Records from a collection:
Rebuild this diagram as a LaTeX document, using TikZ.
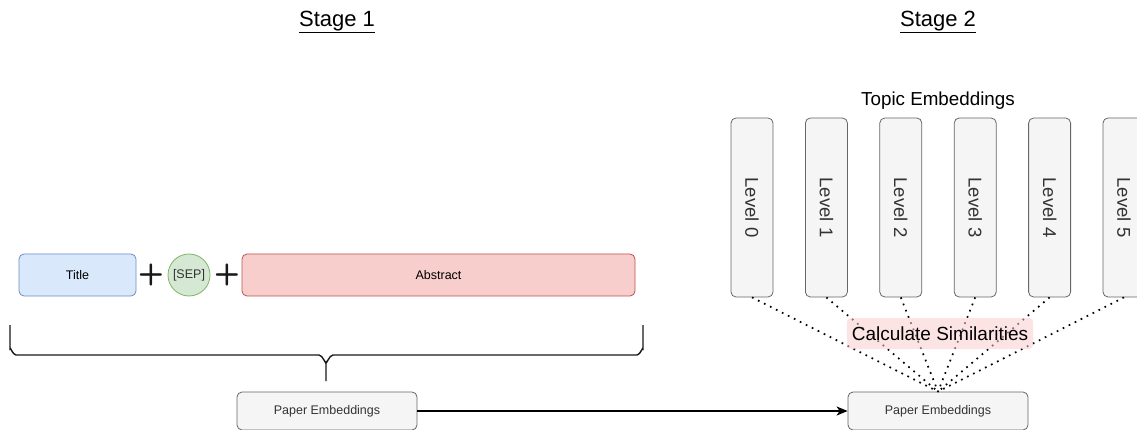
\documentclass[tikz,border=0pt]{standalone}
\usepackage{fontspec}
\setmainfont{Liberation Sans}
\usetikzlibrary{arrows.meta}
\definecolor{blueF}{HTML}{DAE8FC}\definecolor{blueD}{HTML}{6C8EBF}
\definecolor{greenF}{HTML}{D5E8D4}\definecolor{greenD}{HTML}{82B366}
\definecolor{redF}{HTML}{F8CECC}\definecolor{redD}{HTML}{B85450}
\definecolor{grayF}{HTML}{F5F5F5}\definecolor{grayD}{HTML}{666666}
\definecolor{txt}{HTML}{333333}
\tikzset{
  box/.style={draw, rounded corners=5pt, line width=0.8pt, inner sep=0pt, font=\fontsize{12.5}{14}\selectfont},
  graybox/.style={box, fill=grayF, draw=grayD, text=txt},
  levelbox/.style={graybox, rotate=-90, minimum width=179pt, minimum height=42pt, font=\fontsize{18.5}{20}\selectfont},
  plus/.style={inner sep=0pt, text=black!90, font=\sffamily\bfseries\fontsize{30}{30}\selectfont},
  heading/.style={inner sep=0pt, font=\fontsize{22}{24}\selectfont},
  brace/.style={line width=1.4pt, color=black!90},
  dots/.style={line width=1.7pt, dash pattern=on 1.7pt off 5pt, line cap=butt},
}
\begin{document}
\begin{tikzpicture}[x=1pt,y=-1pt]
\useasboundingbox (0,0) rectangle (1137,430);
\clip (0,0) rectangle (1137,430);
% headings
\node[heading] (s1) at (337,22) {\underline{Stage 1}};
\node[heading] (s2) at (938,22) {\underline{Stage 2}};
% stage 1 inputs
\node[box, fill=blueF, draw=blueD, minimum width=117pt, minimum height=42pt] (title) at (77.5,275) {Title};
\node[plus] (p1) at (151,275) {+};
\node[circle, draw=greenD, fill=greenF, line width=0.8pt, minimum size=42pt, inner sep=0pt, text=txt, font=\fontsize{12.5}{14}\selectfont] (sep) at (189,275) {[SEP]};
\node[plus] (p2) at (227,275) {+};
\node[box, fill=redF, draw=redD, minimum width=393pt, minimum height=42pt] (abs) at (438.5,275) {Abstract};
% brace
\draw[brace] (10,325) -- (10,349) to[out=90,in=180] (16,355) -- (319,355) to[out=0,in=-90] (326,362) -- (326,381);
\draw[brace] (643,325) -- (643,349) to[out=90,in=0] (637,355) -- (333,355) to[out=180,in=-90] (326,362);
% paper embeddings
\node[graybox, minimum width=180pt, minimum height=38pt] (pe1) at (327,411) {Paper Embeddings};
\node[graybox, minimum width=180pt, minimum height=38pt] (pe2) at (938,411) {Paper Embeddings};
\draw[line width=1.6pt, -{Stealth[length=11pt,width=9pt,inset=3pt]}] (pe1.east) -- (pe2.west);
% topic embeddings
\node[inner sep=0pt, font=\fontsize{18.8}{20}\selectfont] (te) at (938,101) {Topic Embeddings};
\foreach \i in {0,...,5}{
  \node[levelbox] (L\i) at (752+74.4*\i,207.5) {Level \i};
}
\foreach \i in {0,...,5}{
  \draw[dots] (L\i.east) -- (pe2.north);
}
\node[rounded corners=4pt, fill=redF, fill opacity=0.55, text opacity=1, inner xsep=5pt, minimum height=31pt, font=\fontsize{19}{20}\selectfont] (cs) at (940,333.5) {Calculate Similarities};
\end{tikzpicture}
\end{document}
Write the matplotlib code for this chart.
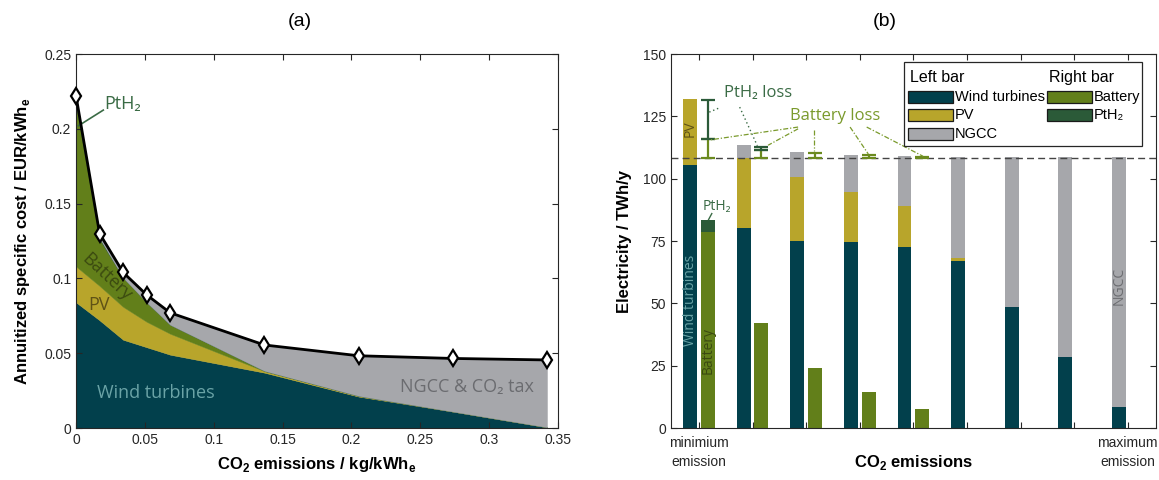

Exercise brief:
Reproduce the material above verbatim; omit every picture.

Result:
Rebuild this diagram as a LaTeX document, using TikZ.
\documentclass[tikz,border=0pt]{standalone}
\usepackage{fontspec}
\setmainfont{Liberation Sans}
\usetikzlibrary{arrows.meta}
\definecolor{blueF}{HTML}{DAE8FC}\definecolor{blueD}{HTML}{6C8EBF}
\definecolor{greenF}{HTML}{D5E8D4}\definecolor{greenD}{HTML}{82B366}
\definecolor{redF}{HTML}{F8CECC}\definecolor{redD}{HTML}{B85450}
\definecolor{grayF}{HTML}{F5F5F5}\definecolor{grayD}{HTML}{666666}
\definecolor{txt}{HTML}{333333}
\tikzset{
  box/.style={draw, rounded corners=5pt, line width=0.8pt, inner sep=0pt, font=\fontsize{12.5}{14}\selectfont},
  graybox/.style={box, fill=grayF, draw=grayD, text=txt},
  levelbox/.style={graybox, rotate=-90, minimum width=179pt, minimum height=42pt, font=\fontsize{18.5}{20}\selectfont},
  plus/.style={inner sep=0pt, text=black!90, font=\sffamily\bfseries\fontsize{30}{30}\selectfont},
  heading/.style={inner sep=0pt, font=\fontsize{22}{24}\selectfont},
  brace/.style={line width=1.4pt, color=black!90},
  dots/.style={line width=1.7pt, dash pattern=on 1.7pt off 5pt, line cap=butt},
}
\begin{document}
\begin{tikzpicture}[x=1pt,y=-1pt]
\useasboundingbox (0,0) rectangle (1137,430);
\clip (0,0) rectangle (1137,430);
% headings
\node[heading] (s1) at (337,22) {\underline{Stage 1}};
\node[heading] (s2) at (938,22) {\underline{Stage 2}};
% stage 1 inputs
\node[box, fill=blueF, draw=blueD, minimum width=117pt, minimum height=42pt] (title) at (77.5,275) {Title};
\node[plus] (p1) at (151,275) {+};
\node[circle, draw=greenD, fill=greenF, line width=0.8pt, minimum size=42pt, inner sep=0pt, text=txt, font=\fontsize{12.5}{14}\selectfont] (sep) at (189,275) {[SEP]};
\node[plus] (p2) at (227,275) {+};
\node[box, fill=redF, draw=redD, minimum width=393pt, minimum height=42pt] (abs) at (438.5,275) {Abstract};
% brace
\draw[brace] (10,325) -- (10,349) to[out=90,in=180] (16,355) -- (319,355) to[out=0,in=-90] (326,362) -- (326,381);
\draw[brace] (643,325) -- (643,349) to[out=90,in=0] (637,355) -- (333,355) to[out=180,in=-90] (326,362);
% paper embeddings
\node[graybox, minimum width=180pt, minimum height=38pt] (pe1) at (327,411) {Paper Embeddings};
\node[graybox, minimum width=180pt, minimum height=38pt] (pe2) at (938,411) {Paper Embeddings};
\draw[line width=1.6pt, -{Stealth[length=11pt,width=9pt,inset=3pt]}] (pe1.east) -- (pe2.west);
% topic embeddings
\node[inner sep=0pt, font=\fontsize{18.8}{20}\selectfont] (te) at (938,101) {Topic Embeddings};
\foreach \i in {0,...,5}{
  \node[levelbox] (L\i) at (752+74.4*\i,207.5) {Level \i};
}
\foreach \i in {0,...,5}{
  \draw[dots] (L\i.east) -- (pe2.north);
}
\node[rounded corners=4pt, fill=redF, fill opacity=0.55, text opacity=1, inner xsep=5pt, minimum height=31pt, font=\fontsize{19}{20}\selectfont] (cs) at (940,333.5) {Calculate Similarities};
\end{tikzpicture}
\end{document}
Write the matplotlib code for this chart.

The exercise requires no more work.